Fishing with Capt. Gus
Fishermen are frequently asked three questions:
– Catchin’ anything?
– Where did you get ’em?
– What were they hittin’?
The answer to the first question is usually, “Yes!”
The responses to the other two questions are often vague or somewhat elusive. Most anglers prefer to keep their fishing holes and the bait they use a secret but don’t hesitate to brag about their catch.
Some of the best live baits actually aren’t that much of a secret. Most have been catching fish for decades. However, if you are new to the sport, or haven’t been fishing in a while, a rundown of the most popular live baits and what you can expect to catch with them, might be helpful.
Shad and herring are popular with striper fishermen and account for many largemouth and spotted bass. These soft-sided silver forage fish are usually caught in a throw net.
Rainbow and golden trout, while not native to the area, are used during the winter months by striper and cat fishermen. They can be purchased at area bait shops and kept alive for long periods of time in a cool, well-oxygenated bucket or tank.
The black salty, a cross between a carp and a goldfish, is a good bait to use throughout the summer, especially for flathead catfish. This bait thrives in the same hot water that causes shad and herring to stress and die. The goldfish, lighter in color than the black salty, works equally as well and not only tempts catfish but bass and stripers as well.
White perch and bream (sunfish) are considered the “must have” live baits for cat fishermen. They account for a large number of big bass and stripers caught on Lake Norman. Whether they are kept for food or used as bait, they are considered game fish and must be caught on a hook and line and not in a cast net.
A live cricket, suspended below a red and white bobber, has taken tens of thousands of bream (sunfish) over the years. Not only are these insects an effective bait for pan fish, but in between catching fish, youngsters love to play with them!
The most versatile live bait of all time is probably the worm. At times, it catches everything that swims in Lake Norman. It can be used in a variety of ways at any water depth. Night crawlers and red wigglers are the most popular store-bought varieties. Remember, since worms are very soft, they are easily nibbled from the hook. Small pieces result in a greater number of hookups.
Upcoming event: A free fishing seminar is scheduled at Gander Mountain, Mooresville, on Nov. 19 at 6:30 p.m. For additional information call 704-658-0822.

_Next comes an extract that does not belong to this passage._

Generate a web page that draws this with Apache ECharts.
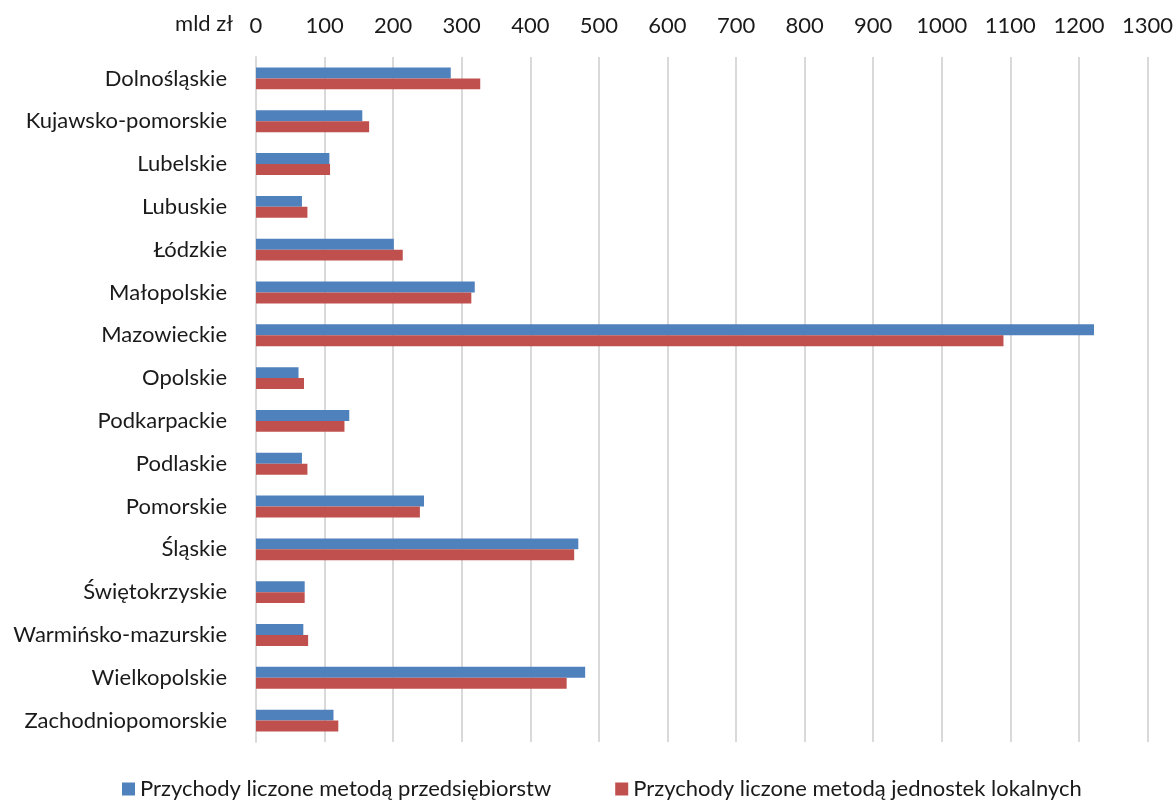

Tip from Capt. Gus: To catch more fish, experiment with a variety of live baits in different sizes. Be sure to match the size of the hook to the size of the bait. Oversized hooks prevent baitfish from swimming naturally and will reduce the number of bites.
Hot spot of the week: Striper activity has increased, particularly in Mountain and Reeds creeks. Some surface feeding occurs at daylight, but most fish are caught on down lines with live bait. Spotted bass are hitting artificial and live baits in coves and over brush and rocks. White perch continue to hit small minnows and spoons at depths to 40 feet. The cooler water temperatures have improved fishing for all species this week. The lake water level is currently 2.8 feet below full pond. Water surface temperature is in the 60s and low 70s.